_Source code of charts_.
# # #

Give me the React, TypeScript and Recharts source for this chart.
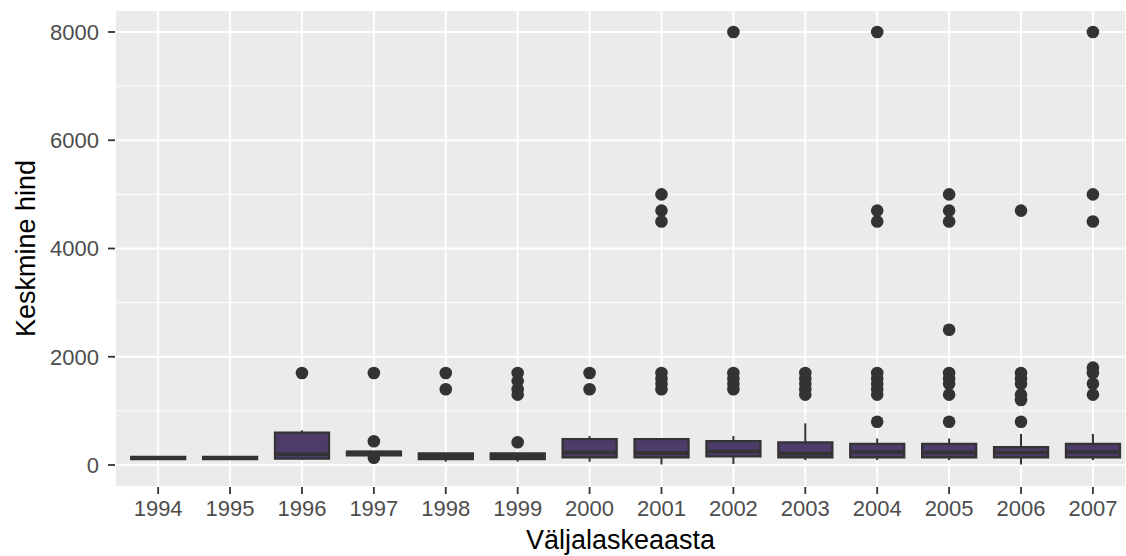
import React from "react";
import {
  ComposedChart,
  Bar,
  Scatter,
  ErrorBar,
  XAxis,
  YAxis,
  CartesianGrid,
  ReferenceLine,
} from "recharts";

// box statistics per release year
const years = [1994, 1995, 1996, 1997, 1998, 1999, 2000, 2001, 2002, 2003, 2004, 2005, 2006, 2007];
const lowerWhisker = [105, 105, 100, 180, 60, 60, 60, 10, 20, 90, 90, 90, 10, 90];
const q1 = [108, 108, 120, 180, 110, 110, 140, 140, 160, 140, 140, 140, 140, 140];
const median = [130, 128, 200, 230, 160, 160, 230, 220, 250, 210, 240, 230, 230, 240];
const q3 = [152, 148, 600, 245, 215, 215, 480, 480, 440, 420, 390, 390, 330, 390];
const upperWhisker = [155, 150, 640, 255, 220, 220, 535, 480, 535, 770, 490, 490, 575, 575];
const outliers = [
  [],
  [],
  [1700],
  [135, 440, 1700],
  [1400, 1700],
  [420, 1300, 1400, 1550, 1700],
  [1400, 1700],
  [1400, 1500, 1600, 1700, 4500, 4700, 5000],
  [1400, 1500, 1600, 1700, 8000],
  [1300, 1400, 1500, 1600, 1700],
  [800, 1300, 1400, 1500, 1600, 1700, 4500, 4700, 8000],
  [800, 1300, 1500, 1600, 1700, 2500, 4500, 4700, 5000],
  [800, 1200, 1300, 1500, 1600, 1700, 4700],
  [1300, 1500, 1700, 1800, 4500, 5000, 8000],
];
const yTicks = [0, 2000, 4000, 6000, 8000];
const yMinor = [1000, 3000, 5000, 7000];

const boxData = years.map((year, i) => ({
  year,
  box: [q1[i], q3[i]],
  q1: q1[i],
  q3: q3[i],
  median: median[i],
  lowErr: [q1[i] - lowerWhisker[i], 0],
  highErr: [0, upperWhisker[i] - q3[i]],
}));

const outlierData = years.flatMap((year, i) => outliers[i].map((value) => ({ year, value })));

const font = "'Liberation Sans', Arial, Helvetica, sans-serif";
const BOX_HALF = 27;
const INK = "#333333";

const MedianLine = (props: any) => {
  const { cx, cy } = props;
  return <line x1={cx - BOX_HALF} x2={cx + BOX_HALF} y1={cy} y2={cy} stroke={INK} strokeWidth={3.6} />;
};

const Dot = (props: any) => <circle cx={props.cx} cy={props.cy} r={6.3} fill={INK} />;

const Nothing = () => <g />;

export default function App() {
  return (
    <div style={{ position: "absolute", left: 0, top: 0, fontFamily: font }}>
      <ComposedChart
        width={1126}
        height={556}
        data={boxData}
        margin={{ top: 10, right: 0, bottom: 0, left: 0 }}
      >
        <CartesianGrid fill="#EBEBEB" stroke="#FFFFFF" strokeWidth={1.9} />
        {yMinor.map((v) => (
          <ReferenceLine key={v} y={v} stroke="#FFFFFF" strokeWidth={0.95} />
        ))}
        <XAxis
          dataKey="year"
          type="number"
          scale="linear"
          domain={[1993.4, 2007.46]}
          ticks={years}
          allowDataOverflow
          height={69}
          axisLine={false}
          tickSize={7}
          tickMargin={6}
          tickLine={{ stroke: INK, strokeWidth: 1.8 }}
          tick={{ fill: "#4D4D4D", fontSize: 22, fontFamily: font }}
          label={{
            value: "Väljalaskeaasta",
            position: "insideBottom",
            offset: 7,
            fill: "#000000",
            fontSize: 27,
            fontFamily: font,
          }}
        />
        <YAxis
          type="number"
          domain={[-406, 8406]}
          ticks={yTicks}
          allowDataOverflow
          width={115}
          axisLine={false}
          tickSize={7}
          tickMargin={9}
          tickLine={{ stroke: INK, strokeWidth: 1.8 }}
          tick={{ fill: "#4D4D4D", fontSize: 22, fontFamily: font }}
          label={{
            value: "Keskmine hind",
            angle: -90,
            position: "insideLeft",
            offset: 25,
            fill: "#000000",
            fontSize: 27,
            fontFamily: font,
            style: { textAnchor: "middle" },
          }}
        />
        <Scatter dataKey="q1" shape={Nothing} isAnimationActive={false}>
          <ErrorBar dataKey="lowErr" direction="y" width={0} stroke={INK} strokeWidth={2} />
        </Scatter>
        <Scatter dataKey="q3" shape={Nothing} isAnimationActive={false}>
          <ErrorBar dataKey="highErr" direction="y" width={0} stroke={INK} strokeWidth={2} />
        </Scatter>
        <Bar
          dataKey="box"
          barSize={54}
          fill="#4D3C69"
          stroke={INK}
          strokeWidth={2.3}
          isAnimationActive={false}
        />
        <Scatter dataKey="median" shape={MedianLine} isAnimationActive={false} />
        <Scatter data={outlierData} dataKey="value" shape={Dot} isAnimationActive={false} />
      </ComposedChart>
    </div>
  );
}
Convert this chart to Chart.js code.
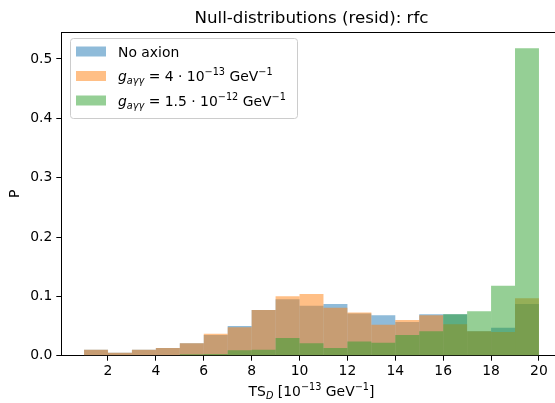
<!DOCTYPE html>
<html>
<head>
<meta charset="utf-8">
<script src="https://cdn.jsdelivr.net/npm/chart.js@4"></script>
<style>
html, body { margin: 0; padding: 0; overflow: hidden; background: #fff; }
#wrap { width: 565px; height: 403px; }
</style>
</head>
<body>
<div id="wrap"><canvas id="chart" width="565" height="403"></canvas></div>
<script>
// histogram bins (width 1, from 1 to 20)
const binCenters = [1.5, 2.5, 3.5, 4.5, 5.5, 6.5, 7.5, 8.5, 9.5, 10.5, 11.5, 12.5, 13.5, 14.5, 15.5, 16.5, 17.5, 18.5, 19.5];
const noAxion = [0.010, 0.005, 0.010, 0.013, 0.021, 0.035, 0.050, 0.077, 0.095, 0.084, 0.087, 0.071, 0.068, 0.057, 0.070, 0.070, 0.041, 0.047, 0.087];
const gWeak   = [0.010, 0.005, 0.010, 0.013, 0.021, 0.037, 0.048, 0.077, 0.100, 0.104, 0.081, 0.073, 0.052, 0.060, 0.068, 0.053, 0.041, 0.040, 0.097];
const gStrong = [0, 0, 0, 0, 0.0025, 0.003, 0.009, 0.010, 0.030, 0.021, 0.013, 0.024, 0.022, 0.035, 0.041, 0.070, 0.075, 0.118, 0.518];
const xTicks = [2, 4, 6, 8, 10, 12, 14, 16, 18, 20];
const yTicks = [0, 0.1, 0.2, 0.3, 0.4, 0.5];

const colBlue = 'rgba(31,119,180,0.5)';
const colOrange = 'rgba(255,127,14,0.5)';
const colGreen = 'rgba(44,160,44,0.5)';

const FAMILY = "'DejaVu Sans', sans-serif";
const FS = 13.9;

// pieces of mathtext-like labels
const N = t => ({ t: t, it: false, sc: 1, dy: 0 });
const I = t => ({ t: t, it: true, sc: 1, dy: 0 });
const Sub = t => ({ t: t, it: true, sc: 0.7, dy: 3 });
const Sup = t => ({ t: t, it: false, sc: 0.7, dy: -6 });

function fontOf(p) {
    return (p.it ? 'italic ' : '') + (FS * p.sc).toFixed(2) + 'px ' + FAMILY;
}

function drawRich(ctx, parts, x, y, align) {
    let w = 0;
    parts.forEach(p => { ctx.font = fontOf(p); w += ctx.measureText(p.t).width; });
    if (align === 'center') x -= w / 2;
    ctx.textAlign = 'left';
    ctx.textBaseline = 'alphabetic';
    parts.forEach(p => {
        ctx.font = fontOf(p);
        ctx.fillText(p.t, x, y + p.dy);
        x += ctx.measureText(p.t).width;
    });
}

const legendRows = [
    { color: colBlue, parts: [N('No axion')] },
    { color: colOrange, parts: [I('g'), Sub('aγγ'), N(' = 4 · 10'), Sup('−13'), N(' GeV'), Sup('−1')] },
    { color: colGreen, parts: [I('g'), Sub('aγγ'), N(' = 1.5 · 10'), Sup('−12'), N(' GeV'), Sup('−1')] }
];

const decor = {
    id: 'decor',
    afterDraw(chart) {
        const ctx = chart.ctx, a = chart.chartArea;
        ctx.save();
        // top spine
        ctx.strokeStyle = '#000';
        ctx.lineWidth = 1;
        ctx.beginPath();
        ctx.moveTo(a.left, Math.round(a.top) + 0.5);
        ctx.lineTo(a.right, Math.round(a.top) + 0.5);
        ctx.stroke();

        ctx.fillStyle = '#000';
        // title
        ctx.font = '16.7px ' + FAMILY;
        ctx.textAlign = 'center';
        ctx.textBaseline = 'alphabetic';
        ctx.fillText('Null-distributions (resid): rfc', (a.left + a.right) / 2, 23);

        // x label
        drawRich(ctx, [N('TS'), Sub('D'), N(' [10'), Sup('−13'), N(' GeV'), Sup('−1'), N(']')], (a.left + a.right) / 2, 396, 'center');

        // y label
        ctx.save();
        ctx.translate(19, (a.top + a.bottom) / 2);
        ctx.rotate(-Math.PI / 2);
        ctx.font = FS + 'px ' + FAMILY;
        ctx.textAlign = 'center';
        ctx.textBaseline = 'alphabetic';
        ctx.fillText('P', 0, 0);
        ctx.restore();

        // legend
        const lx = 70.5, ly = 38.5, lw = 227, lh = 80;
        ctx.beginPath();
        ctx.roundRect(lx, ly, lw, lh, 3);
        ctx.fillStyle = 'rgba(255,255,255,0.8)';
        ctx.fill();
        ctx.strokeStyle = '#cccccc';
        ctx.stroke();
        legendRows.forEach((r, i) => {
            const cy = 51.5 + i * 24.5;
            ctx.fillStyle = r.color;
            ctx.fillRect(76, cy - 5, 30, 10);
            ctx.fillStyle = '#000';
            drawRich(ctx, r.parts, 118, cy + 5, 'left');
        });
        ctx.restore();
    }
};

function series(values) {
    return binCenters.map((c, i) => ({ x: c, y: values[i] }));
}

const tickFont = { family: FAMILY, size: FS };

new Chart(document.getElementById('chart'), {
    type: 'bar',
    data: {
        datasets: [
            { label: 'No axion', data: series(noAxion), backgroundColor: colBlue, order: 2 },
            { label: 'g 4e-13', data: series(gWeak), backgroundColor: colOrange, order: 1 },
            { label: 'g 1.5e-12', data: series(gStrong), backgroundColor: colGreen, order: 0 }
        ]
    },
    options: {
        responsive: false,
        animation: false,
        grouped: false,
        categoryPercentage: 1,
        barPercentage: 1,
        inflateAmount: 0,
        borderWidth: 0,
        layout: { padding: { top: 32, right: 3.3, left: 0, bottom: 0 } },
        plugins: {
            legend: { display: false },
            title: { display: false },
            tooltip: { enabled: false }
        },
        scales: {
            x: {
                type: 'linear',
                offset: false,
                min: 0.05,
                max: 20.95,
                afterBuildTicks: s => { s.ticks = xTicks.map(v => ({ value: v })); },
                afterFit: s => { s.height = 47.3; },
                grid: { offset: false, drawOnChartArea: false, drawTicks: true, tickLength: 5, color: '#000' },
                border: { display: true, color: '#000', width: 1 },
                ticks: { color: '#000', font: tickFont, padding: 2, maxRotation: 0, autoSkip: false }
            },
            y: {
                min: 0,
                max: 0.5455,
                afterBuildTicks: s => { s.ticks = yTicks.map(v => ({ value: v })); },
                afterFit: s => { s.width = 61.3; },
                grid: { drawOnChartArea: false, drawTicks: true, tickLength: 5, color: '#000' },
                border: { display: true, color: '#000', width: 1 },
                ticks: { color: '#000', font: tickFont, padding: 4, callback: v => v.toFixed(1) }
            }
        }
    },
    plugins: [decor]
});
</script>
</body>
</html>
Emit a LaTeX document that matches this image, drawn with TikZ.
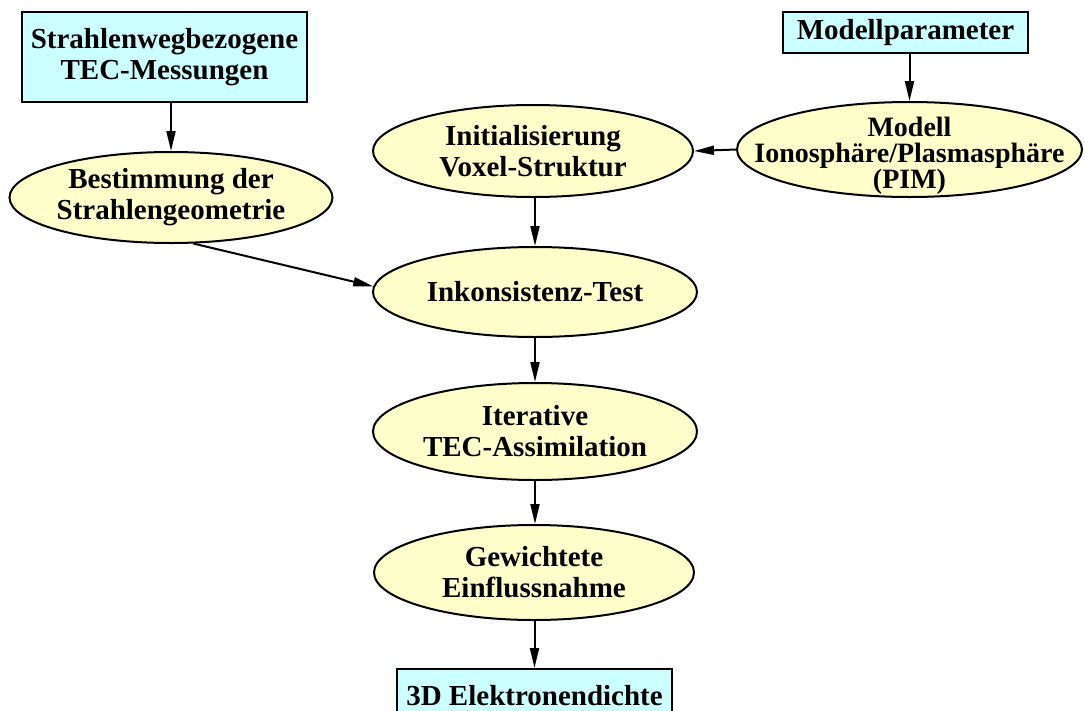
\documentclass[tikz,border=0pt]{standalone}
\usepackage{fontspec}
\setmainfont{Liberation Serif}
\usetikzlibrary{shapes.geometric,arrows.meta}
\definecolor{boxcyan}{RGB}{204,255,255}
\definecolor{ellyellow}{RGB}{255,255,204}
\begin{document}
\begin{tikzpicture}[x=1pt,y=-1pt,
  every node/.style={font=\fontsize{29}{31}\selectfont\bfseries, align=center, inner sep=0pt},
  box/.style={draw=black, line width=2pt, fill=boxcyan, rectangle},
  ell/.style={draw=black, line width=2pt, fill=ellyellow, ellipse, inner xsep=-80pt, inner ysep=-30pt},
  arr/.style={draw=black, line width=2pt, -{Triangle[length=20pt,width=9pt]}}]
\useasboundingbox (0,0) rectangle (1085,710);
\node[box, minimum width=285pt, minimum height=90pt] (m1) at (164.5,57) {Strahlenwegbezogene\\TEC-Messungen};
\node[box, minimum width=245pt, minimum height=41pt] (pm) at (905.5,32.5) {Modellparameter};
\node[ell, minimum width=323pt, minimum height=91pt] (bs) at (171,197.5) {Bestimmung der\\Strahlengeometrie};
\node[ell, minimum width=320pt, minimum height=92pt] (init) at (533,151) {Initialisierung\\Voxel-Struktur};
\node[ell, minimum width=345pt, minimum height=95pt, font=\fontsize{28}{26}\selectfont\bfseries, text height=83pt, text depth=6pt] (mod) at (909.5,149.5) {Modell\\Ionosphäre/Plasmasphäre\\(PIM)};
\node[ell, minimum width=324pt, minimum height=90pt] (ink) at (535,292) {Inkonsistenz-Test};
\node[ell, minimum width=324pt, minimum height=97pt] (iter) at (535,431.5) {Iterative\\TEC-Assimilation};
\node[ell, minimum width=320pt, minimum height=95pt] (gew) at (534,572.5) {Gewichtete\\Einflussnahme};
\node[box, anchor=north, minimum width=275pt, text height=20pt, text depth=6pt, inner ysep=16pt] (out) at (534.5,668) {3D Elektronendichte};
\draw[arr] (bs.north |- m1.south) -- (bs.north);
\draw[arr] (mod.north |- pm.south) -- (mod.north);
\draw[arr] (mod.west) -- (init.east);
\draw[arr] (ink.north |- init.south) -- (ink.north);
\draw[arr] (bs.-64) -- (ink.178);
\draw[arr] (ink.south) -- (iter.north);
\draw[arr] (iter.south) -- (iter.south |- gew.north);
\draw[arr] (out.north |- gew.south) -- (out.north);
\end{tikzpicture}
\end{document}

# # #

_What you are asked to do_. Copy out exactly the material that runs from the line with "Convert this chart to Chart.js code." to the line with "const Sup = t", ends included, and leave the pictures behind.

_Exercise solution_.
Convert this chart to Chart.js code.
<!DOCTYPE html>
<html>
<head>
<meta charset="utf-8">
<script src="https://cdn.jsdelivr.net/npm/chart.js@4"></script>
<style>
html, body { margin: 0; padding: 0; overflow: hidden; background: #fff; }
#wrap { width: 565px; height: 403px; }
</style>
</head>
<body>
<div id="wrap"><canvas id="chart" width="565" height="403"></canvas></div>
<script>
// histogram bins (width 1, from 1 to 20)
const binCenters = [1.5, 2.5, 3.5, 4.5, 5.5, 6.5, 7.5, 8.5, 9.5, 10.5, 11.5, 12.5, 13.5, 14.5, 15.5, 16.5, 17.5, 18.5, 19.5];
const noAxion = [0.010, 0.005, 0.010, 0.013, 0.021, 0.035, 0.050, 0.077, 0.095, 0.084, 0.087, 0.071, 0.068, 0.057, 0.070, 0.070, 0.041, 0.047, 0.087];
const gWeak   = [0.010, 0.005, 0.010, 0.013, 0.021, 0.037, 0.048, 0.077, 0.100, 0.104, 0.081, 0.073, 0.052, 0.060, 0.068, 0.053, 0.041, 0.040, 0.097];
const gStrong = [0, 0, 0, 0, 0.0025, 0.003, 0.009, 0.010, 0.030, 0.021, 0.013, 0.024, 0.022, 0.035, 0.041, 0.070, 0.075, 0.118, 0.518];
const xTicks = [2, 4, 6, 8, 10, 12, 14, 16, 18, 20];
const yTicks = [0, 0.1, 0.2, 0.3, 0.4, 0.5];

const colBlue = 'rgba(31,119,180,0.5)';
const colOrange = 'rgba(255,127,14,0.5)';
const colGreen = 'rgba(44,160,44,0.5)';

const FAMILY = "'DejaVu Sans', sans-serif";
const FS = 13.9;

// pieces of mathtext-like labels
const N = t => ({ t: t, it: false, sc: 1, dy: 0 });
const I = t => ({ t: t, it: true, sc: 1, dy: 0 });
const Sub = t => ({ t: t, it: true, sc: 0.7, dy: 3 });
const Sup = t => ({ t: t, it: false, sc: 0.7, dy: -6 });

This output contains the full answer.